→ STATED GOAL
Write the listing below out again exactly, dropping the images.

→ EXERCISE MATERIALS
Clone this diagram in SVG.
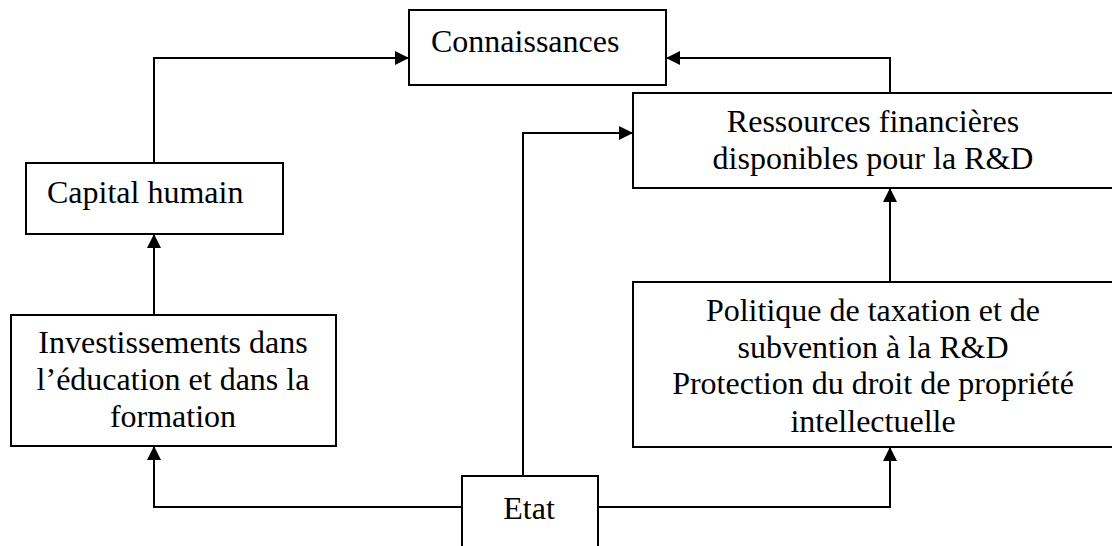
<svg xmlns="http://www.w3.org/2000/svg" width="1112" height="546" viewBox="0 0 1112 546">
<style>
.box{fill:#fff;stroke:#000;stroke-width:2}
.t{font-family:'Liberation Serif','Times New Roman',serif;font-size:32px;fill:#000}
.c{text-anchor:middle}
.ln{fill:none;stroke:#000;stroke-width:2}
</style>
<defs>
<marker id="ah" viewBox="0 0 10 10" refX="10" refY="5" markerWidth="14" markerHeight="15" markerUnits="userSpaceOnUse" orient="auto">
<path d="M0,0 L10,5 L0,10 z" fill="#000"/>
</marker>
</defs>
<g id="connectors">
<path class="ln" d="M154,163 V58 H409" marker-end="url(#ah)"/>
<path class="ln" d="M890,93 V58 H666" marker-end="url(#ah)"/>
<path class="ln" d="M154,314 V234" marker-end="url(#ah)"/>
<path class="ln" d="M890,282 V188" marker-end="url(#ah)"/>
<path class="ln" d="M462,507 H154 V446" marker-end="url(#ah)"/>
<path class="ln" d="M598,507 H890 V447" marker-end="url(#ah)"/>
<path class="ln" d="M523,476 V133 H633" marker-end="url(#ah)"/>
</g>
<g id="connaissances">
<rect class="box" x="409" y="10" width="257" height="75"/>
<text class="t" x="431" y="52">Connaissances</text>
</g>
<g id="capital">
<rect class="box" x="26" y="163" width="257" height="71"/>
<text class="t" x="47" y="203">Capital humain</text>
</g>
<g id="investissements">
<rect class="box" x="11" y="315" width="325" height="131"/>
<text class="t c" x="173" y="353">Investissements dans</text>
<text class="t c" x="173" y="390">l’éducation et dans la</text>
<text class="t c" x="173" y="427">formation</text>
</g>
<g id="ressources">
<rect class="box" x="633" y="93" width="484" height="95"/>
<text class="t c" x="873" y="132">Ressources financières</text>
<text class="t c" x="873" y="169">disponibles pour la R&amp;D</text>
</g>
<g id="politique">
<rect class="box" x="633" y="282" width="484" height="165"/>
<text class="t c" x="873" y="321">Politique de taxation et de</text>
<text class="t c" x="873" y="358">subvention à la R&amp;D</text>
<text class="t c" x="873" y="394">Protection du droit de propriété</text>
<text class="t c" x="873" y="432">intellectuelle</text>
</g>
<g id="etat">
<path class="box" d="M462,548 V476 H598 V548"/>
<text class="t c" x="529" y="519">Etat</text>
</g>
</svg>
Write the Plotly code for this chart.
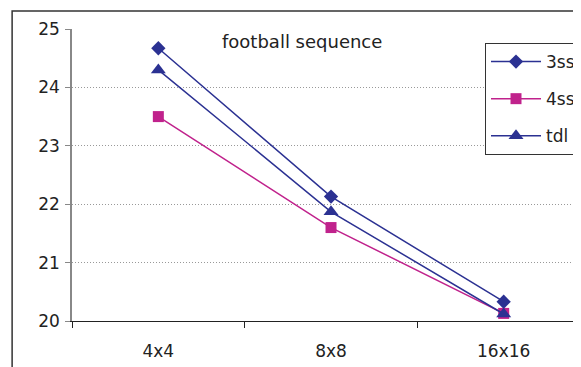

→ WRITTEN ANSWER
Clone this diagram in SVG.
<svg xmlns="http://www.w3.org/2000/svg" width="1112" height="546" viewBox="0 0 1112 546">
<style>
.box{fill:#fff;stroke:#000;stroke-width:2}
.t{font-family:'Liberation Serif','Times New Roman',serif;font-size:32px;fill:#000}
.c{text-anchor:middle}
.ln{fill:none;stroke:#000;stroke-width:2}
</style>
<defs>
<marker id="ah" viewBox="0 0 10 10" refX="10" refY="5" markerWidth="14" markerHeight="15" markerUnits="userSpaceOnUse" orient="auto">
<path d="M0,0 L10,5 L0,10 z" fill="#000"/>
</marker>
</defs>
<g id="connectors">
<path class="ln" d="M154,163 V58 H409" marker-end="url(#ah)"/>
<path class="ln" d="M890,93 V58 H666" marker-end="url(#ah)"/>
<path class="ln" d="M154,314 V234" marker-end="url(#ah)"/>
<path class="ln" d="M890,282 V188" marker-end="url(#ah)"/>
<path class="ln" d="M462,507 H154 V446" marker-end="url(#ah)"/>
<path class="ln" d="M598,507 H890 V447" marker-end="url(#ah)"/>
<path class="ln" d="M523,476 V133 H633" marker-end="url(#ah)"/>
</g>
<g id="connaissances">
<rect class="box" x="409" y="10" width="257" height="75"/>
<text class="t" x="431" y="52">Connaissances</text>
</g>
<g id="capital">
<rect class="box" x="26" y="163" width="257" height="71"/>
<text class="t" x="47" y="203">Capital humain</text>
</g>
<g id="investissements">
<rect class="box" x="11" y="315" width="325" height="131"/>
<text class="t c" x="173" y="353">Investissements dans</text>
<text class="t c" x="173" y="390">l’éducation et dans la</text>
<text class="t c" x="173" y="427">formation</text>
</g>
<g id="ressources">
<rect class="box" x="633" y="93" width="484" height="95"/>
<text class="t c" x="873" y="132">Ressources financières</text>
<text class="t c" x="873" y="169">disponibles pour la R&amp;D</text>
</g>
<g id="politique">
<rect class="box" x="633" y="282" width="484" height="165"/>
<text class="t c" x="873" y="321">Politique de taxation et de</text>
<text class="t c" x="873" y="358">subvention à la R&amp;D</text>
<text class="t c" x="873" y="394">Protection du droit de propriété</text>
<text class="t c" x="873" y="432">intellectuelle</text>
</g>
<g id="etat">
<path class="box" d="M462,548 V476 H598 V548"/>
<text class="t c" x="529" y="519">Etat</text>
</g>
</svg>
Write the Plotly code for this chart.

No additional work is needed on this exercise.